» OBJECTIVE: Give an exact transcription of every line, dropping the images.

» INFORMATION SHOWN:
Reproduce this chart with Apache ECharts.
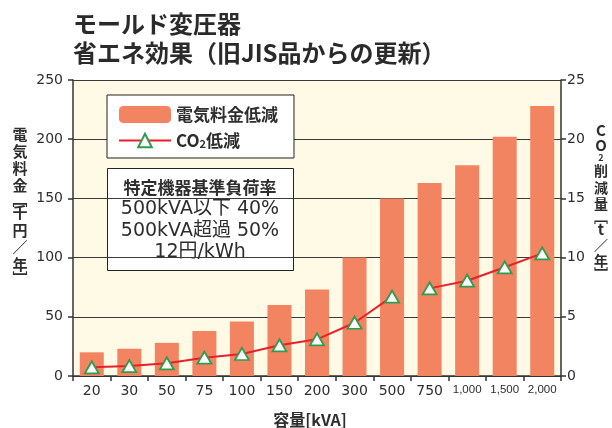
<!DOCTYPE html>
<html>
<head>
<meta charset="utf-8">
<script src="https://cdn.jsdelivr.net/npm/echarts@6/dist/echarts.min.js"></script>
<style>
  html, body { margin: 0; padding: 0; background: #fff; }
  #chart { width: 612px; height: 428px; }
</style>
</head>
<body>
<div id="chart"></div>
<script>
// ---- data ----
const categories = ['20', '30', '50', '75', '100', '150', '200', '300', '500', '750', '1,000', '1,500', '2,000'];
const costSaving = [20, 23, 28, 38, 46, 60, 73, 100, 150, 163, 178, 202, 228];   // 千円/年
const co2Saving = [0.73, 0.84, 1.07, 1.55, 1.86, 2.59, 3.1, 4.5, 6.7, 7.4, 8.05, 9.18, 10.36]; // t/年
const breakIndex = 9; // from 750kVA the load rate changes (50%), line is split
const costTicks = [0, 50, 100, 150, 200, 250];
const co2Ticks = [0, 5, 10, 15, 20, 25];
const titleLines = ['モールド変圧器', '省エネ効果（旧JIS品からの更新）'];
const noteHeader = '特定機器基準負荷率';
const noteLines = ['500kVA以下 40%', '500kVA超過 50%', '12円/kWh'];
const leftAxisTitle = ['電', '気', '料', '金', '﹇', '千', '円', '／', '年', '﹈'];
const rightAxisTitle = ['C', 'O', '2', '削', '減', '量', '﹇', 't', '／', '年', '﹈'];

const co2Low = co2Saving.map((v, i) => (i < breakIndex ? v : null));
const co2High = co2Saving.map((v, i) => (i >= breakIndex ? v : null));

const CJK = '"Noto Sans CJK JP", sans-serif';
const NUM = '"DejaVu Sans", "Noto Sans CJK JP", sans-serif';
const TXT = '#2e2e2e';

// vertical (upright, stacked) axis title as rich text
function verticalRich(chars, size) {
  const text = chars.map(c => {
    if (c === '﹇' || c === '﹈') return '{br|' + c + '}';
    if (c === '2') return '{sub|' + c + '}';
    if (/[A-Za-z]/.test(c)) return '{lat|' + c + '}';
    return '{cj|' + c + '}';
  }).join('\n');
  return {
    text: text,
    rich: {
      cj: { fontFamily: CJK, fontSize: size, fontWeight: 'bold', lineHeight: size + 2.2, fill: TXT, align: 'center' },
      lat: { fontFamily: CJK, fontSize: size + 1, fontWeight: 'bold', lineHeight: size + 1, fill: TXT, align: 'center' },
      br: { fontFamily: CJK, fontSize: size, fontWeight: 'bold', lineHeight: 10, fill: TXT, align: 'center' },
      sub: { fontFamily: CJK, fontSize: 9, fontWeight: 'bold', lineHeight: 10, fill: TXT, align: 'center' }
    }
  };
}

const chart = echarts.init(document.getElementById('chart'), null, { renderer: 'canvas' });

const lineCommon = {
  type: 'line',
  name: 'CO2低減',
  yAxisIndex: 1,
  symbol: 'triangle',
  symbolSize: [14, 12],
  connectNulls: false,
  itemStyle: { color: '#ffffff', borderColor: '#2f9c50', borderWidth: 1.8 },
  lineStyle: { color: '#e8202a', width: 2 },
  z: 5
};

const leftTitle = verticalRich(leftAxisTitle, 15);
const rightTitle = verticalRich(rightAxisTitle, 14);

chart.setOption({
  animation: false,
  backgroundColor: '#ffffff',
  title: {
    text: titleLines.join('\n'),
    left: 73,
    top: 9,
    padding: 0,
    textStyle: { fontFamily: CJK, fontSize: 24, fontWeight: 'bold', color: '#2a2a2a', lineHeight: 29 }
  },
  grid: {
    left: 73, right: 51, top: 80, bottom: 52,
    outerBoundsMode: 'none',
    containLabel: false,
    show: true, backgroundColor: '#fffae6', borderWidth: 0
  },
  legend: {
    orient: 'vertical',
    left: 107,
    top: 95,
    data: ['電気料金低減', 'CO2低減'],
    itemWidth: 52,
    itemHeight: 17,
    itemGap: 9,
    padding: [11, 16, 9, 11],
    backgroundColor: '#ffffff',
    borderColor: '#222',
    borderWidth: 1,
    borderRadius: 0,
    formatter: n => (n === 'CO2低減' ? 'CO{sub|2}低減' : n),
    textStyle: {
      fontFamily: CJK, fontSize: 17, fontWeight: 'bold', color: TXT,
      rich: { sub: { fontFamily: CJK, fontSize: 11, fontWeight: 'bold', color: TXT, verticalAlign: 'bottom' } }
    },
    z: 10
  },
  xAxis: {
    type: 'category',
    data: categories,
    boundaryGap: true,
    name: '容量[kVA]',
    nameLocation: 'middle',
    nameGap: 36,
    nameTextStyle: { fontFamily: CJK, fontSize: 16, fontWeight: 'bold', color: TXT, padding: [0, 14, 0, 0] },
    axisLine: { lineStyle: { color: '#333', width: 1.5 } },
    axisTick: { show: true, alignWithLabel: false, length: 5, inside: false, lineStyle: { color: '#333', width: 1.5 } },
    axisLabel: {
      interval: 0,
      margin: 8,
      fontFamily: NUM, fontSize: 14, color: TXT,
      formatter: v => (v.indexOf(',') >= 0 ? '{s|' + v + '}' : v),
      rich: { s: { fontFamily: '"Liberation Sans", sans-serif', fontSize: 11.5, color: TXT } }
    }
  },
  yAxis: [
    {
      type: 'value',
      min: costTicks[0], max: costTicks[costTicks.length - 1], interval: costTicks[1] - costTicks[0],
      axisLine: { show: true, lineStyle: { color: '#333', width: 1.5 } },
      axisTick: { show: true, length: 5, lineStyle: { color: '#333', width: 1.5 } },
      axisLabel: { margin: 10, fontFamily: NUM, fontSize: 14, color: TXT },
      splitLine: { show: true, lineStyle: { color: '#3a3a3a', width: 1.2 } }
    },
    {
      type: 'value',
      position: 'right',
      min: co2Ticks[0], max: co2Ticks[co2Ticks.length - 1], interval: co2Ticks[1] - co2Ticks[0],
      axisLine: { show: true, lineStyle: { color: '#333', width: 1.5 } },
      axisTick: { show: true, length: 5, lineStyle: { color: '#333', width: 1.5 } },
      axisLabel: { margin: 6, fontFamily: NUM, fontSize: 14, color: TXT },
      splitLine: { show: false }
    }
  ],
  series: [
    {
      type: 'bar',
      name: '電気料金低減',
      data: costSaving,
      barWidth: '64%',
      itemStyle: { color: '#f38461' },
      z: 2
    },
    Object.assign({}, lineCommon, { data: co2Low }),
    Object.assign({}, lineCommon, { data: co2High })
  ],
  graphic: [
    {
      type: 'text',
      x: 20, y: 204,
      style: Object.assign({ align: 'center', verticalAlign: 'middle' }, leftTitle)
    },
    {
      type: 'text',
      x: 601, y: 201,
      style: Object.assign({ align: 'center', verticalAlign: 'middle' }, rightTitle)
    },
    {
      type: 'group',
      z: 100,
      children: [
        {
          type: 'rect',
          shape: { x: 107.5, y: 168.5, width: 186, height: 102 },
          style: { fill: '#ffffff', stroke: '#222', lineWidth: 1 }
        },
        {
          type: 'text',
          x: 200, y: 220,
          style: {
            text: '{h|' + noteHeader + '}\n' + noteLines.map(l => '{b|' + l + '}').join('\n'),
            align: 'center', verticalAlign: 'middle',
            fill: TXT,
            rich: {
              h: { fontFamily: CJK, fontSize: 17, fontWeight: 'bold', lineHeight: 21.5, fill: TXT, align: 'center' },
              b: { fontFamily: NUM, fontSize: 19, fontWeight: 'normal', lineHeight: 21.5, fill: TXT, align: 'center' }
            }
          }
        }
      ]
    }
  ]
});
</script>
</body>
</html>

» OUTPUT OF THE TASK:
Reproduce this chart with Apache ECharts.
<!DOCTYPE html>
<html>
<head>
<meta charset="utf-8">
<script src="https://cdn.jsdelivr.net/npm/echarts@6/dist/echarts.min.js"></script>
<style>
  html, body { margin: 0; padding: 0; background: #fff; }
  #chart { width: 612px; height: 428px; }
</style>
</head>
<body>
<div id="chart"></div>
<script>
// ---- data ----
const categories = ['20', '30', '50', '75', '100', '150', '200', '300', '500', '750', '1,000', '1,500', '2,000'];
const costSaving = [20, 23, 28, 38, 46, 60, 73, 100, 150, 163, 178, 202, 228];   // 千円/年
const co2Saving = [0.73, 0.84, 1.07, 1.55, 1.86, 2.59, 3.1, 4.5, 6.7, 7.4, 8.05, 9.18, 10.36]; // t/年
const breakIndex = 9; // from 750kVA the load rate changes (50%), line is split
const costTicks = [0, 50, 100, 150, 200, 250];
const co2Ticks = [0, 5, 10, 15, 20, 25];
const titleLines = ['モールド変圧器', '省エネ効果（旧JIS品からの更新）'];
const noteHeader = '特定機器基準負荷率';
const noteLines = ['500kVA以下 40%', '500kVA超過 50%', '12円/kWh'];
const leftAxisTitle = ['電', '気', '料', '金', '﹇', '千', '円', '／', '年', '﹈'];
const rightAxisTitle = ['C', 'O', '2', '削', '減', '量', '﹇', 't', '／', '年', '﹈'];

const co2Low = co2Saving.map((v, i) => (i < breakIndex ? v : null));
const co2High = co2Saving.map((v, i) => (i >= breakIndex ? v : null));

const CJK = '"Noto Sans CJK JP", sans-serif';
const NUM = '"DejaVu Sans", "Noto Sans CJK JP", sans-serif';
const TXT = '#2e2e2e';

// vertical (upright, stacked) axis title as rich text
function verticalRich(chars, size) {
  const text = chars.map(c => {
    if (c === '﹇' || c === '﹈') return '{br|' + c + '}';
    if (c === '2') return '{sub|' + c + '}';
    if (/[A-Za-z]/.test(c)) return '{lat|' + c + '}';
    return '{cj|' + c + '}';
  }).join('\n');
  return {
    text: text,
    rich: {
      cj: { fontFamily: CJK, fontSize: size, fontWeight: 'bold', lineHeight: size + 2.2, fill: TXT, align: 'center' },
      lat: { fontFamily: CJK, fontSize: size + 1, fontWeight: 'bold', lineHeight: size + 1, fill: TXT, align: 'center' },
      br: { fontFamily: CJK, fontSize: size, fontWeight: 'bold', lineHeight: 10, fill: TXT, align: 'center' },
      sub: { fontFamily: CJK, fontSize: 9, fontWeight: 'bold', lineHeight: 10, fill: TXT, align: 'center' }
    }
  };
}

const chart = echarts.init(document.getElementById('chart'), null, { renderer: 'canvas' });

const lineCommon = {
  type: 'line',
  name: 'CO2低減',
  yAxisIndex: 1,
  symbol: 'triangle',
  symbolSize: [14, 12],
  connectNulls: false,
  itemStyle: { color: '#ffffff', borderColor: '#2f9c50', borderWidth: 1.8 },
  lineStyle: { color: '#e8202a', width: 2 },
  z: 5
};

const leftTitle = verticalRich(leftAxisTitle, 15);
const rightTitle = verticalRich(rightAxisTitle, 14);

chart.setOption({
  animation: false,
  backgroundColor: '#ffffff',
  title: {
    text: titleLines.join('\n'),
    left: 73,
    top: 9,
    padding: 0,
    textStyle: { fontFamily: CJK, fontSize: 24, fontWeight: 'bold', color: '#2a2a2a', lineHeight: 29 }
  },
  grid: {
    left: 73, right: 51, top: 80, bottom: 52,
    outerBoundsMode: 'none',
    containLabel: false,
    show: true, backgroundColor: '#fffae6', borderWidth: 0
  },
  legend: {
    orient: 'vertical',
    left: 107,
    top: 95,
    data: ['電気料金低減', 'CO2低減'],
    itemWidth: 52,
    itemHeight: 17,
    itemGap: 9,
    padding: [11, 16, 9, 11],
    backgroundColor: '#ffffff',
    borderColor: '#222',
    borderWidth: 1,
    borderRadius: 0,
    formatter: n => (n === 'CO2低減' ? 'CO{sub|2}低減' : n),
    textStyle: {
      fontFamily: CJK, fontSize: 17, fontWeight: 'bold', color: TXT,
      rich: { sub: { fontFamily: CJK, fontSize: 11, fontWeight: 'bold', color: TXT, verticalAlign: 'bottom' } }
    },
    z: 10
  },
  xAxis: {
    type: 'category',
    data: categories,
    boundaryGap: true,
    name: '容量[kVA]',
    nameLocation: 'middle',
    nameGap: 36,
    nameTextStyle: { fontFamily: CJK, fontSize: 16, fontWeight: 'bold', color: TXT, padding: [0, 14, 0, 0] },
    axisLine: { lineStyle: { color: '#333', width: 1.5 } },
    axisTick: { show: true, alignWithLabel: false, length: 5, inside: false, lineStyle: { color: '#333', width: 1.5 } },
    axisLabel: {
      interval: 0,
      margin: 8,
      fontFamily: NUM, fontSize: 14, color: TXT,
      formatter: v => (v.indexOf(',') >= 0 ? '{s|' + v + '}' : v),
      rich: { s: { fontFamily: '"Liberation Sans", sans-serif', fontSize: 11.5, color: TXT } }
    }
  },
  yAxis: [
    {
      type: 'value',
      min: costTicks[0], max: costTicks[costTicks.length - 1], interval: costTicks[1] - costTicks[0],
      axisLine: { show: true, lineStyle: { color: '#333', width: 1.5 } },
      axisTick: { show: true, length: 5, lineStyle: { color: '#333', width: 1.5 } },
      axisLabel: { margin: 10, fontFamily: NUM, fontSize: 14, color: TXT },
      splitLine: { show: true, lineStyle: { color: '#3a3a3a', width: 1.2 } }
    },
    {
      type: 'value',
      position: 'right',
      min: co2Ticks[0], max: co2Ticks[co2Ticks.length - 1], interval: co2Ticks[1] - co2Ticks[0],
      axisLine: { show: true, lineStyle: { color: '#333', width: 1.5 } },
      axisTick: { show: true, length: 5, lineStyle: { color: '#333', width: 1.5 } },
      axisLabel: { margin: 6, fontFamily: NUM, fontSize: 14, color: TXT },
      splitLine: { show: false }
    }
  ],
  series: [
    {
      type: 'bar',
      name: '電気料金低減',
      data: costSaving,
      barWidth: '64%',
      itemStyle: { color: '#f38461' },
      z: 2
    },
    Object.assign({}, lineCommon, { data: co2Low }),
    Object.assign({}, lineCommon, { data: co2High })
  ],
  graphic: [
    {
      type: 'text',
      x: 20, y: 204,
      style: Object.assign({ align: 'center', verticalAlign: 'middle' }, leftTitle)
    },
    {
      type: 'text',
      x: 601, y: 201,
      style: Object.assign({ align: 'center', verticalAlign: 'middle' }, rightTitle)
    },
    {
      type: 'group',
      z: 100,
      children: [
        {
          type: 'rect',
          shape: { x: 107.5, y: 168.5, width: 186, height: 102 },
          style: { fill: '#ffffff', stroke: '#222', lineWidth: 1 }
        },
        {
          type: 'text',
          x: 200, y: 220,
          style: {
            text: '{h|' + noteHeader + '}\n' + noteLines.map(l => '{b|' + l + '}').join('\n'),
            align: 'center', verticalAlign: 'middle',
            fill: TXT,
            rich: {
              h: { fontFamily: CJK, fontSize: 17, fontWeight: 'bold', lineHeight: 21.5, fill: TXT, align: 'center' },
              b: { fontFamily: NUM, fontSize: 19, fontWeight: 'normal', lineHeight: 21.5, fill: TXT, align: 'center' }
            }
          }
        }
      ]
    }
  ]
});
</script>
</body>
</html>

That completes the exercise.